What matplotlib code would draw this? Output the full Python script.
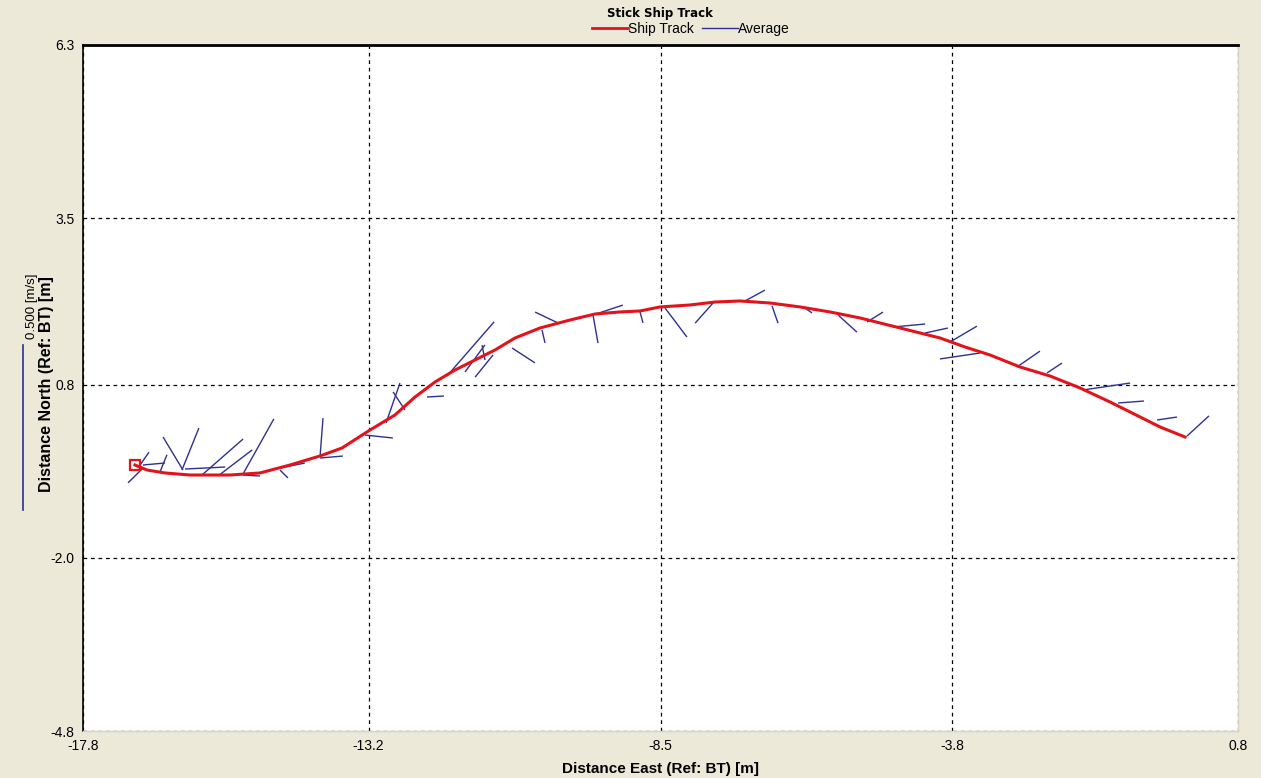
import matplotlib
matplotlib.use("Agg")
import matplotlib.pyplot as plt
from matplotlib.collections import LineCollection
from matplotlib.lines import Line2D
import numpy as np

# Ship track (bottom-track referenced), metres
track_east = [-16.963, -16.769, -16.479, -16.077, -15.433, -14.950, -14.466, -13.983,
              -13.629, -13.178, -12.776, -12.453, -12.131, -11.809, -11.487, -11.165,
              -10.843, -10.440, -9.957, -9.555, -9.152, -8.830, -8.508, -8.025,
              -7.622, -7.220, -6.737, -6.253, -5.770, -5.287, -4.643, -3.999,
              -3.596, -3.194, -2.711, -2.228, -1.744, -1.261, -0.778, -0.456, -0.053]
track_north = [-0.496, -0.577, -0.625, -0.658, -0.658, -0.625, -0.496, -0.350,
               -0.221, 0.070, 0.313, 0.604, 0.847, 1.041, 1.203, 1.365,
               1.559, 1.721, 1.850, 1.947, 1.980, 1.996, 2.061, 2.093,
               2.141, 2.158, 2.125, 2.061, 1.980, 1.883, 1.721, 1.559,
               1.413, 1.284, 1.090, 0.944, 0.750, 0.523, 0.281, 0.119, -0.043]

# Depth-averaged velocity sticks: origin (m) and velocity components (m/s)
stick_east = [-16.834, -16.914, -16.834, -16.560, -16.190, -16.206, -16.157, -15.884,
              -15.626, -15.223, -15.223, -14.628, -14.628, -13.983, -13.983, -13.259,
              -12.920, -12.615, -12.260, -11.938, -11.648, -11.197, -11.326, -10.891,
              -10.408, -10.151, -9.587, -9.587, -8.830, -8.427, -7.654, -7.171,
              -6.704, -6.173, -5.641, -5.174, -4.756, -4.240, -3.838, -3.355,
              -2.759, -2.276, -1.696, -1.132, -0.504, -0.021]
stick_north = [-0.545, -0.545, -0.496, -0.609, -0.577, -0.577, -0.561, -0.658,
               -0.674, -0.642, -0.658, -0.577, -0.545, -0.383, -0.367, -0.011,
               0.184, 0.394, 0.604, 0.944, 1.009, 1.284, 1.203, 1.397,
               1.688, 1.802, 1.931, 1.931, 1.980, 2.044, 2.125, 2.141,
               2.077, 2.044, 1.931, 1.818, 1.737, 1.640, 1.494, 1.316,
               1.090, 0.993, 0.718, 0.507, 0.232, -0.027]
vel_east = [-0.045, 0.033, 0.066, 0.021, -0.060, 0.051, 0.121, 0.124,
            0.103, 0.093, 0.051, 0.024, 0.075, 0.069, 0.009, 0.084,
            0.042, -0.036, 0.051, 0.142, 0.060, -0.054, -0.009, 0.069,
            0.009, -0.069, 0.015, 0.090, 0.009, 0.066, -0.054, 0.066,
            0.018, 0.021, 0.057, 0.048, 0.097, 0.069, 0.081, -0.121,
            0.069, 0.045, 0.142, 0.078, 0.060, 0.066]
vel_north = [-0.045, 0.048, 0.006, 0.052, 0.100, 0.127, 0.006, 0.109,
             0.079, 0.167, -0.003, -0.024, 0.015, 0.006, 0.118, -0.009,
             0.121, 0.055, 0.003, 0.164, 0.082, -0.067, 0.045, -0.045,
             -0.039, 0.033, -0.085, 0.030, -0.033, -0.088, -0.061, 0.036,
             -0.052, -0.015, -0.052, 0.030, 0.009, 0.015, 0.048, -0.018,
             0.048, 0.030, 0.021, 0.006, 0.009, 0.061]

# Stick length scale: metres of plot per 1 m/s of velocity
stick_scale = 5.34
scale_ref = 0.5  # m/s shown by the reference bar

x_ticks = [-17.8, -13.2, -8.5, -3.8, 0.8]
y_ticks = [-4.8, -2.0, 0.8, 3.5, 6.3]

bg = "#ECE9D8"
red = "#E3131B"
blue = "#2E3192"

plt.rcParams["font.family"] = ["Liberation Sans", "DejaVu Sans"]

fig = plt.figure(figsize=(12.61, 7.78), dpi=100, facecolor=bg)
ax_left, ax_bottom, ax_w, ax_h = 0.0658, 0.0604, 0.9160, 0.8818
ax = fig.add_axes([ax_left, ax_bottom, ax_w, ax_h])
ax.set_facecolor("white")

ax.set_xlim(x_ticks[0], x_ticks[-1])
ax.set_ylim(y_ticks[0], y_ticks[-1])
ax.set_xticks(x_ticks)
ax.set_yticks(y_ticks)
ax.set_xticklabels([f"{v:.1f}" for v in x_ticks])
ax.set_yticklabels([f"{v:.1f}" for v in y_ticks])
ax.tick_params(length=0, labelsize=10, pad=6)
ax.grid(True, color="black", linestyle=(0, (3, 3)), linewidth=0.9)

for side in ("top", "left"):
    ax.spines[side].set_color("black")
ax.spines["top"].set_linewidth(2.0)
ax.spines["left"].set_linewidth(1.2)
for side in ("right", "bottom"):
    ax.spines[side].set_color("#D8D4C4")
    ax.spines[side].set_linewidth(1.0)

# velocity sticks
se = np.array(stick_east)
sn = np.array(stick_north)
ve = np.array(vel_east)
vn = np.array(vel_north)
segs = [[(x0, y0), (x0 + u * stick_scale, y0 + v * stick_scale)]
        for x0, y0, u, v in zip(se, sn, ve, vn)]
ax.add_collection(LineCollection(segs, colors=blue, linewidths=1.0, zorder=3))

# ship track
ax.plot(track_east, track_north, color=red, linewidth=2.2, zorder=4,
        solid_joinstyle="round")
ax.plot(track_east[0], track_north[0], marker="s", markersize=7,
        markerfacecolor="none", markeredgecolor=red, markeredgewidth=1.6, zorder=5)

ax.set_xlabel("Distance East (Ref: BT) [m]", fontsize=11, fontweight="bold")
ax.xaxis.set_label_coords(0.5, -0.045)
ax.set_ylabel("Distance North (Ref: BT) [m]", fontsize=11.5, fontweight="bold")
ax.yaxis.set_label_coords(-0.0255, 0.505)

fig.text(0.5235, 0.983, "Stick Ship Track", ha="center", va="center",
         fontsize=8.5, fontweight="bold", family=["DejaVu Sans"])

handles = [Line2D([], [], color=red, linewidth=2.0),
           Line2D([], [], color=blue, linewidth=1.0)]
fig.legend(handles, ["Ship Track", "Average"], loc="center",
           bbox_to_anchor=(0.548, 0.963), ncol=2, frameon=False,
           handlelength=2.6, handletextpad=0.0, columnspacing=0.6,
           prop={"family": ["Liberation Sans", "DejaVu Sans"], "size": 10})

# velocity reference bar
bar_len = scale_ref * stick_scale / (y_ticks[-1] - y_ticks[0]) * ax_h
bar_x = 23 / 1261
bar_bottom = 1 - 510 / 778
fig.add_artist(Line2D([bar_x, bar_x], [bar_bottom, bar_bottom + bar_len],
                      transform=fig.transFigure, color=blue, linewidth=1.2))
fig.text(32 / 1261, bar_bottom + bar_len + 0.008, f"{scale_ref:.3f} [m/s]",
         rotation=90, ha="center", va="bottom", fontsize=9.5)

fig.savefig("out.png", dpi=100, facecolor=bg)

· · ·

▸ **Task details**:
Output an exact copy of the material, with the pictures removed.

▸ **Full solution**:
What matplotlib code would draw this? Output the full Python script.
import matplotlib
matplotlib.use("Agg")
import matplotlib.pyplot as plt
from matplotlib.collections import LineCollection
from matplotlib.lines import Line2D
import numpy as np

# Ship track (bottom-track referenced), metres
track_east = [-16.963, -16.769, -16.479, -16.077, -15.433, -14.950, -14.466, -13.983,
              -13.629, -13.178, -12.776, -12.453, -12.131, -11.809, -11.487, -11.165,
              -10.843, -10.440, -9.957, -9.555, -9.152, -8.830, -8.508, -8.025,
              -7.622, -7.220, -6.737, -6.253, -5.770, -5.287, -4.643, -3.999,
              -3.596, -3.194, -2.711, -2.228, -1.744, -1.261, -0.778, -0.456, -0.053]
track_north = [-0.496, -0.577, -0.625, -0.658, -0.658, -0.625, -0.496, -0.350,
               -0.221, 0.070, 0.313, 0.604, 0.847, 1.041, 1.203, 1.365,
               1.559, 1.721, 1.850, 1.947, 1.980, 1.996, 2.061, 2.093,
               2.141, 2.158, 2.125, 2.061, 1.980, 1.883, 1.721, 1.559,
               1.413, 1.284, 1.090, 0.944, 0.750, 0.523, 0.281, 0.119, -0.043]

# Depth-averaged velocity sticks: origin (m) and velocity components (m/s)
stick_east = [-16.834, -16.914, -16.834, -16.560, -16.190, -16.206, -16.157, -15.884,
              -15.626, -15.223, -15.223, -14.628, -14.628, -13.983, -13.983, -13.259,
              -12.920, -12.615, -12.260, -11.938, -11.648, -11.197, -11.326, -10.891,
              -10.408, -10.151, -9.587, -9.587, -8.830, -8.427, -7.654, -7.171,
              -6.704, -6.173, -5.641, -5.174, -4.756, -4.240, -3.838, -3.355,
              -2.759, -2.276, -1.696, -1.132, -0.504, -0.021]
stick_north = [-0.545, -0.545, -0.496, -0.609, -0.577, -0.577, -0.561, -0.658,
               -0.674, -0.642, -0.658, -0.577, -0.545, -0.383, -0.367, -0.011,
               0.184, 0.394, 0.604, 0.944, 1.009, 1.284, 1.203, 1.397,
               1.688, 1.802, 1.931, 1.931, 1.980, 2.044, 2.125, 2.141,
               2.077, 2.044, 1.931, 1.818, 1.737, 1.640, 1.494, 1.316,
               1.090, 0.993, 0.718, 0.507, 0.232, -0.027]
vel_east = [-0.045, 0.033, 0.066, 0.021, -0.060, 0.051, 0.121, 0.124,
            0.103, 0.093, 0.051, 0.024, 0.075, 0.069, 0.009, 0.084,
            0.042, -0.036, 0.051, 0.142, 0.060, -0.054, -0.009, 0.069,
            0.009, -0.069, 0.015, 0.090, 0.009, 0.066, -0.054, 0.066,
            0.018, 0.021, 0.057, 0.048, 0.097, 0.069, 0.081, -0.121,
            0.069, 0.045, 0.142, 0.078, 0.060, 0.066]
vel_north = [-0.045, 0.048, 0.006, 0.052, 0.100, 0.127, 0.006, 0.109,
             0.079, 0.167, -0.003, -0.024, 0.015, 0.006, 0.118, -0.009,
             0.121, 0.055, 0.003, 0.164, 0.082, -0.067, 0.045, -0.045,
             -0.039, 0.033, -0.085, 0.030, -0.033, -0.088, -0.061, 0.036,
             -0.052, -0.015, -0.052, 0.030, 0.009, 0.015, 0.048, -0.018,
             0.048, 0.030, 0.021, 0.006, 0.009, 0.061]

# Stick length scale: metres of plot per 1 m/s of velocity
stick_scale = 5.34
scale_ref = 0.5  # m/s shown by the reference bar

x_ticks = [-17.8, -13.2, -8.5, -3.8, 0.8]
y_ticks = [-4.8, -2.0, 0.8, 3.5, 6.3]

bg = "#ECE9D8"
red = "#E3131B"
blue = "#2E3192"

plt.rcParams["font.family"] = ["Liberation Sans", "DejaVu Sans"]

fig = plt.figure(figsize=(12.61, 7.78), dpi=100, facecolor=bg)
ax_left, ax_bottom, ax_w, ax_h = 0.0658, 0.0604, 0.9160, 0.8818
ax = fig.add_axes([ax_left, ax_bottom, ax_w, ax_h])
ax.set_facecolor("white")

ax.set_xlim(x_ticks[0], x_ticks[-1])
ax.set_ylim(y_ticks[0], y_ticks[-1])
ax.set_xticks(x_ticks)
ax.set_yticks(y_ticks)
ax.set_xticklabels([f"{v:.1f}" for v in x_ticks])
ax.set_yticklabels([f"{v:.1f}" for v in y_ticks])
ax.tick_params(length=0, labelsize=10, pad=6)
ax.grid(True, color="black", linestyle=(0, (3, 3)), linewidth=0.9)

for side in ("top", "left"):
    ax.spines[side].set_color("black")
ax.spines["top"].set_linewidth(2.0)
ax.spines["left"].set_linewidth(1.2)
for side in ("right", "bottom"):
    ax.spines[side].set_color("#D8D4C4")
    ax.spines[side].set_linewidth(1.0)

# velocity sticks
se = np.array(stick_east)
sn = np.array(stick_north)
ve = np.array(vel_east)
vn = np.array(vel_north)
segs = [[(x0, y0), (x0 + u * stick_scale, y0 + v * stick_scale)]
        for x0, y0, u, v in zip(se, sn, ve, vn)]
ax.add_collection(LineCollection(segs, colors=blue, linewidths=1.0, zorder=3))

# ship track
ax.plot(track_east, track_north, color=red, linewidth=2.2, zorder=4,
        solid_joinstyle="round")
ax.plot(track_east[0], track_north[0], marker="s", markersize=7,
        markerfacecolor="none", markeredgecolor=red, markeredgewidth=1.6, zorder=5)

ax.set_xlabel("Distance East (Ref: BT) [m]", fontsize=11, fontweight="bold")
ax.xaxis.set_label_coords(0.5, -0.045)
ax.set_ylabel("Distance North (Ref: BT) [m]", fontsize=11.5, fontweight="bold")
ax.yaxis.set_label_coords(-0.0255, 0.505)

fig.text(0.5235, 0.983, "Stick Ship Track", ha="center", va="center",
         fontsize=8.5, fontweight="bold", family=["DejaVu Sans"])

handles = [Line2D([], [], color=red, linewidth=2.0),
           Line2D([], [], color=blue, linewidth=1.0)]
fig.legend(handles, ["Ship Track", "Average"], loc="center",
           bbox_to_anchor=(0.548, 0.963), ncol=2, frameon=False,
           handlelength=2.6, handletextpad=0.0, columnspacing=0.6,
           prop={"family": ["Liberation Sans", "DejaVu Sans"], "size": 10})

# velocity reference bar
bar_len = scale_ref * stick_scale / (y_ticks[-1] - y_ticks[0]) * ax_h
bar_x = 23 / 1261
bar_bottom = 1 - 510 / 778
fig.add_artist(Line2D([bar_x, bar_x], [bar_bottom, bar_bottom + bar_len],
                      transform=fig.transFigure, color=blue, linewidth=1.2))
fig.text(32 / 1261, bar_bottom + bar_len + 0.008, f"{scale_ref:.3f} [m/s]",
         rotation=90, ha="center", va="bottom", fontsize=9.5)

fig.savefig("out.png", dpi=100, facecolor=bg)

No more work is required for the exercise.